When those pieces are aligned, the business feels calmer, not harsher. Forecasts improve. Expansion becomes intentional. Renewals stop arriving as jump scares. And the customer experience actually gets better, because buyers are no longer being guided by people who are half trained for the moment they are in. The wrong lesson from modern go-to-market design is that everybody should do a little bit of everything. The right lesson is that cross-functional teams work best when role clarity is brutally clear and handoffs are professionally designed.
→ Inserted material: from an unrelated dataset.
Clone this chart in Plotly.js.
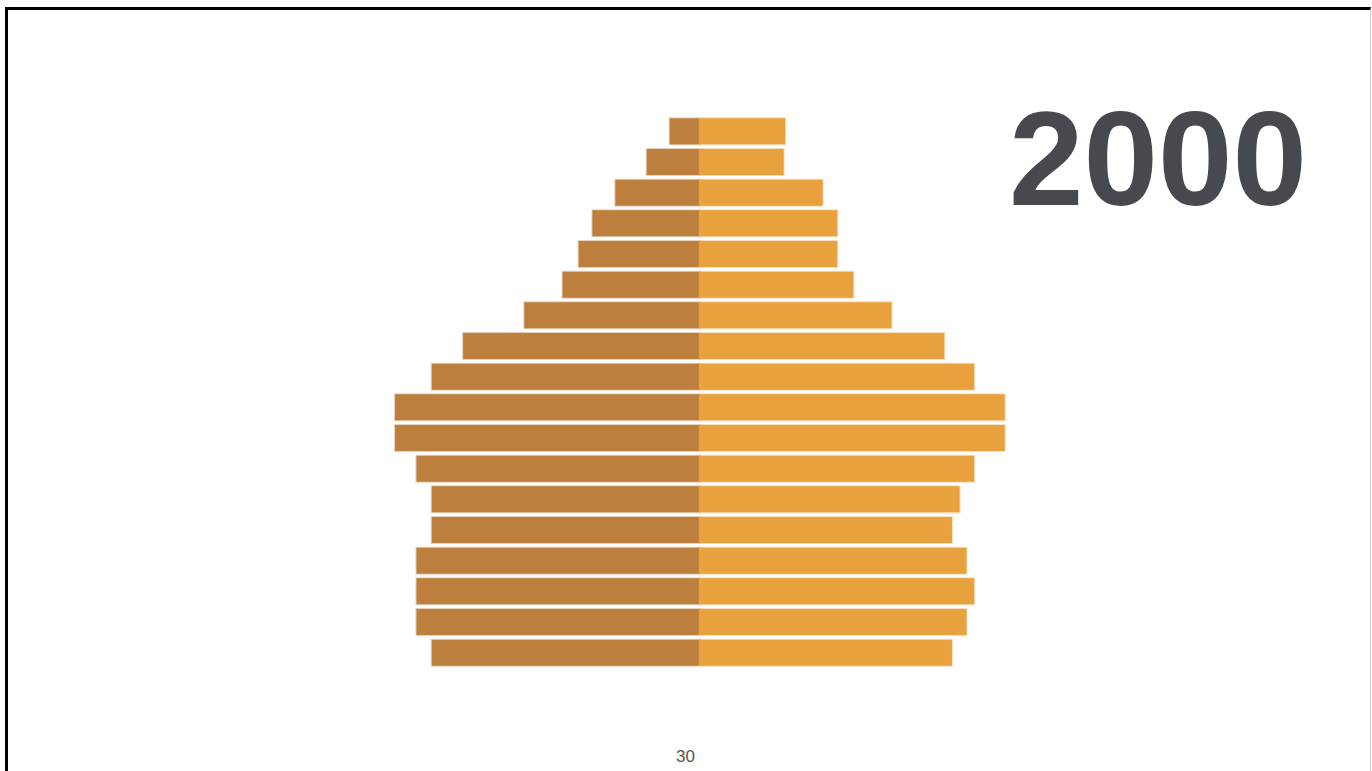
<!DOCTYPE html>
<html>
<head>
<meta charset="utf-8">
<script src="https://cdn.plot.ly/plotly-3.0.1.min.js"></script>
<style>
  html, body { margin: 0; padding: 0; background: #fff; overflow: hidden; }
  #chart { width: 1372px; height: 771px; }
  #frame { position: absolute; left: 5px; top: 7px; width: 1362px; height: 800px;
           border-left: 3px solid #000; border-top: 3px solid #000; border-right: 1px solid #cfcfcf;
           pointer-events: none; box-sizing: content-box; }
</style>
</head>
<body>
<div id="chart"></div>
<div id="frame"></div>
<script>
// Age groups, youngest at the bottom
const ageGroups = ["0-4","5-9","10-14","15-19","20-24","25-29","30-34","35-39","40-44",
                   "45-49","50-54","55-59","60-64","65-69","70-74","75-79","80-84","85+"];
// Male population (drawn to the left)
const maleValues = [35, 37, 37, 37, 35, 35, 37, 39.8, 39.8, 35, 30.9, 22.9, 17.9, 15.8, 14, 11, 6.9, 3.9];
// Female population (drawn to the right)
const femaleValues = [33, 34.9, 35.9, 34.9, 33, 34, 35.9, 39.9, 39.9, 35.9, 32, 25.1, 20.1, 18, 18, 16.1, 11, 11.2];
const yearLabel = "2000";
const sliderLabel = "30";

const maleColor = "#BD7F3E";
const femaleColor = "#E9A13E";

const traces = [
  {
    type: "bar", orientation: "h", name: "Male",
    y: ageGroups, x: maleValues.map(v => -v),
    marker: { color: maleColor, line: { color: "rgba(189,127,62,0.35)", width: 2 } },
    hoverinfo: "skip"
  },
  {
    type: "bar", orientation: "h", name: "Female",
    y: ageGroups, x: femaleValues,
    marker: { color: femaleColor, line: { color: "rgba(233,161,62,0.35)", width: 2 } },
    hoverinfo: "skip"
  }
];

const layout = {
  width: 1372, height: 771,
  paper_bgcolor: "#ffffff", plot_bgcolor: "#ffffff",
  margin: { l: 317, r: 290, t: 116, b: 103, pad: 0 },
  barmode: "relative",
  bargap: 0.15,
  showlegend: false,
  font: { family: "Liberation Sans, Arial, sans-serif" },
  xaxis: { range: [-50, 50], showgrid: false, zeroline: false, showticklabels: false, showline: false, ticks: "" },
  yaxis: { type: "category", range: [-0.5, 17.5], showgrid: false, zeroline: false, showticklabels: false, showline: false, ticks: "" },
  annotations: [
    {
      text: "<b>" + yearLabel + "</b>", xref: "paper", yref: "paper",
      x: 1.0987, y: 0.923, xanchor: "center", yanchor: "middle", showarrow: false,
      font: { size: 134, color: "#464A4F", family: "Liberation Sans, Arial, sans-serif" }
    },
    {
      text: sliderLabel, xref: "paper", yref: "paper",
      x: 0.482, y: -0.161, xanchor: "center", yanchor: "middle", showarrow: false,
      font: { size: 17, color: "#555555", family: "Liberation Sans, Arial, sans-serif" }
    }
  ]
};

Plotly.newPlot("chart", traces, layout, { displayModeBar: false, staticPlot: true });
</script>
</body>
</html>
That is why the “middlers” problem is not really about personality. It is about architecture. Nice people are not the issue. Vague systems are. If you put the right people in the wrong commercial jobs, they will look underpowered. If you give skilled sellers permission to sell and skilled success managers permission to drive value, both groups usually shine. Companies do not need less humanity in revenue. They need more honesty about what different revenue jobs are actually for.
Conclusion
The curse of the middlers is not that they care too much. It is that companies ask them to carry responsibilities that belong to trained sales professionals, then act surprised when friendliness does not convert like expertise. Happiness officers, customer-friendly titles, and culture-first roles can absolutely strengthen a business. They can improve morale, reduce churn risk, and make customers feel supported. What they cannot do, on their own, is replace the craft of opening, advancing, and closing complex revenue opportunities.
The smartest companies refuse the false choice. They do not choose between customer happiness and sales discipline. They design for both. They hire specialists, define ownership, invest in enablement, and let each team contribute where it has real leverage. In that model, the customer wins, the team wins, and revenue stops depending on wishful thinking in a nice sweater.